As a very long citrus season comes to an end, the grapefruit – once called the ‘turnaround fruit’ – has once again proven a tough nut to crack.
Volumes came in a lot later and at much higher volumes than originally estimated (16.4 million of 17 kg equivalent cartons packed for export, or 279,000 tonnes) and peaked simultaneously with navels, which caused a huge influx of cargo at Durban Harbour, where infrastructure was already straining under the season’s high volumes.
China was a major recipient of South Africa’s grapefruit, exports more than doubling this year to 51,000 tonnes. This was not all good news: in the South African industry some have expressed surprise at some of counts on the Chinese market, like 55s and even 60s.
In June already there were reports of unpopular counts causing blockages in the European market, dragging down the sales tempo and price. At times grapefruit prices have been half of last year’s prices.
Were traders taking a chance or was there a pull?
It’s uncertain what led to the explosion in grapefruit to China, FreshPlaza is told, and whether this has been as a result of a pull for the fruit or whether it has been a result of Chinese traders taking orders without necessarily having a market for the fruit. “Chinese traders are gamblers” is a refrain among the South African citrus industry when talking about this year’s grapefruit campaign.
China has now surpassed Japan as the second largest taker of South African grapefruit after the Netherlands. The final volumes of grapefruit are still arriving in South East Asia.

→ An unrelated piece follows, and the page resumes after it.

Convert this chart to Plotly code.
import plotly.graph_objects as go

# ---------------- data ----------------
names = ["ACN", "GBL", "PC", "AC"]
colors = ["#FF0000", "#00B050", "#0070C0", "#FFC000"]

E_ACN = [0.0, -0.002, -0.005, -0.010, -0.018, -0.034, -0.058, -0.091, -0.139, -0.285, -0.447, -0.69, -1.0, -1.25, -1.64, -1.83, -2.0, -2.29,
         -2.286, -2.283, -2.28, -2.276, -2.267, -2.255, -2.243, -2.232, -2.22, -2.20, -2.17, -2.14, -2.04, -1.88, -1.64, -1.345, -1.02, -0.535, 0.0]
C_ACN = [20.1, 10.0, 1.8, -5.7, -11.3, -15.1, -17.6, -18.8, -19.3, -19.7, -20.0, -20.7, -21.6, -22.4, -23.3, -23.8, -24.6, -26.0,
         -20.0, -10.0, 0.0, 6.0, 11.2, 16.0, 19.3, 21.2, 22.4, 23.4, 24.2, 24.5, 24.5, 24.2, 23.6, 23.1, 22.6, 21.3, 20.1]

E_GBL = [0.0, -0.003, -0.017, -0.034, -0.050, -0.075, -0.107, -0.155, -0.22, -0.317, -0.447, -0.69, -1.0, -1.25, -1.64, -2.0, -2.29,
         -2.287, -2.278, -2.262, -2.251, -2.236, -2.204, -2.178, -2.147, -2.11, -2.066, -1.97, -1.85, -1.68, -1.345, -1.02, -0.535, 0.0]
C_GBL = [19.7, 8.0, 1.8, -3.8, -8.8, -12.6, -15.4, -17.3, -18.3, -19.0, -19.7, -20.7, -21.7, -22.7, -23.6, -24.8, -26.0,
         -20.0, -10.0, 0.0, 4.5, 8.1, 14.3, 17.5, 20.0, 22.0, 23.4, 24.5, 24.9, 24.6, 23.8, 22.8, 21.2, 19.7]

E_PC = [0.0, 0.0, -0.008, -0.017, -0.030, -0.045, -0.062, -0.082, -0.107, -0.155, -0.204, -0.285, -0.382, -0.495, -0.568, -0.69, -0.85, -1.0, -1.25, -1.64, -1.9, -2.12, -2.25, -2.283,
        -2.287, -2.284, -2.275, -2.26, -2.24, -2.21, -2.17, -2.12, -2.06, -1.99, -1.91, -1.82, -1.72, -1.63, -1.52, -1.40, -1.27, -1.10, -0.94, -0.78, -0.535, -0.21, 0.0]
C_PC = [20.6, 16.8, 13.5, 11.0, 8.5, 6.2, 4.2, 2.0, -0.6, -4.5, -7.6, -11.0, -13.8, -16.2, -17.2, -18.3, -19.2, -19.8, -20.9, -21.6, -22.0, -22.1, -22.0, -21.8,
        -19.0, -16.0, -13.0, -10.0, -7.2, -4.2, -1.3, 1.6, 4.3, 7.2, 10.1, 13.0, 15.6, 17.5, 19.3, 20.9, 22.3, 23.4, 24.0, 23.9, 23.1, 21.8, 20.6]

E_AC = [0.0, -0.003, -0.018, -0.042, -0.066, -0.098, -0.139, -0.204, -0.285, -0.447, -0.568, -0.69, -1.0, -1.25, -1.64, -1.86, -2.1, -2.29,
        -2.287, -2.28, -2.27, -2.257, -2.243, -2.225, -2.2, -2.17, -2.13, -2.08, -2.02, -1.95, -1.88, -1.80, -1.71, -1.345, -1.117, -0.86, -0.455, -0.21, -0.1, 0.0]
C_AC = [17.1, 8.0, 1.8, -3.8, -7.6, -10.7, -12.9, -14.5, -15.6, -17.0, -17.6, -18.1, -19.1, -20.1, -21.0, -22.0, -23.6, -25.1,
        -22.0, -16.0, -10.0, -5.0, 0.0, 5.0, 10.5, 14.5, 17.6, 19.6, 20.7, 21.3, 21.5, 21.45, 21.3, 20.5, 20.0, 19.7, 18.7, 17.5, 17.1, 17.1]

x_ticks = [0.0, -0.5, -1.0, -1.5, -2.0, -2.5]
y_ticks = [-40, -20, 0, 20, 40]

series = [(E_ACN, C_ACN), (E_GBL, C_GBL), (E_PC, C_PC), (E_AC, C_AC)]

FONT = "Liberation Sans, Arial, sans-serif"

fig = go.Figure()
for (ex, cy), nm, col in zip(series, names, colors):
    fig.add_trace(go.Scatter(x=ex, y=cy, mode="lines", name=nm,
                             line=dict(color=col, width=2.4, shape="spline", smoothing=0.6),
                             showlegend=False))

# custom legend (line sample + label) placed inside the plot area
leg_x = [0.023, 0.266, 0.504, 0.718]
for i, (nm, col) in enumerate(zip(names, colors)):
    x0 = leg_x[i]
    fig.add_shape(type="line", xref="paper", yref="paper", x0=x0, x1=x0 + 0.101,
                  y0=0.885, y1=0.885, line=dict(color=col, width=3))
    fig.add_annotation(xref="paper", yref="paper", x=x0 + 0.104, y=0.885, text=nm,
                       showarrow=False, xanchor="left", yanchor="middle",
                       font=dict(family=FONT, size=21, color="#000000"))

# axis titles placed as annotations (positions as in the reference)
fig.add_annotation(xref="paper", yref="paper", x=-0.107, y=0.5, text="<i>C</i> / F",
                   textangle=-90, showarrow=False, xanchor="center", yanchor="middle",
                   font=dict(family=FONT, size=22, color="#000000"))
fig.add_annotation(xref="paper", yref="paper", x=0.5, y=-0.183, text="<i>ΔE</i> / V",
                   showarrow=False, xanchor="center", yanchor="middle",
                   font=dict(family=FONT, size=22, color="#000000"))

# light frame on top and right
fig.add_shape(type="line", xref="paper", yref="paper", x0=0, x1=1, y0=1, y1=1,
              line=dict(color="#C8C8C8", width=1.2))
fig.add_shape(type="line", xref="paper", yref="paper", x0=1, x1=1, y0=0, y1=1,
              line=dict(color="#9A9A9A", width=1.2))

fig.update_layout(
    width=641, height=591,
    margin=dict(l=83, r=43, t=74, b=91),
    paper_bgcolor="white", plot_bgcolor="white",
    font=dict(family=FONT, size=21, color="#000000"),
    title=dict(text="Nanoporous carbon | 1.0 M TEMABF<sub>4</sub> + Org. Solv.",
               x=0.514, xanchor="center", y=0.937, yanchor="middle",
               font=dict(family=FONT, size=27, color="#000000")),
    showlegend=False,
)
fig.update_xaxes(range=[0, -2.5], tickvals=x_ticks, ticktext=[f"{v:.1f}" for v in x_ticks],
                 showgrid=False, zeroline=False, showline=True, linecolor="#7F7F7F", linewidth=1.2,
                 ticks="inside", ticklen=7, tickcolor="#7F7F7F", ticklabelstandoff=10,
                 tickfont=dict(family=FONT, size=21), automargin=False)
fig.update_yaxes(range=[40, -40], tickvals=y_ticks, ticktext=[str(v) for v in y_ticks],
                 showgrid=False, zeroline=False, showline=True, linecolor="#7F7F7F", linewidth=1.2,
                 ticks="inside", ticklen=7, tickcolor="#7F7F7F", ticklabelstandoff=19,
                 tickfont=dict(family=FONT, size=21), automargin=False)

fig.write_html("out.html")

While some in the grapefruit industry aren’t impressed by the small counts that have ended up being exported, they add that it is a free trading environment. The caution exercised during previous seasons was thrown to the wind this year by some exporters, it is said.
South Africa needs new markets
South Africa, the de facto sole grapefruit exporter from the Southern Hemisphere, needs new markets. The USA might take some from the north of South Africa in future (although the past season has shown its sensitivity to oversupply and it already took 4,500 tonnes of Northern Cape grapefruit this year, while Canada takes double that).
India is another one the citrus industry has been working on, although trade received a setback due to a change in the cold protocol in April this year. After more than a decade of successful in-transit cold treatment, India now demands land-based cold treatment on the South African side which is detrimental from a quality and cost point of view.
The Philippines is close to opening for South African citrus, although like all new markets initial volumes will be small.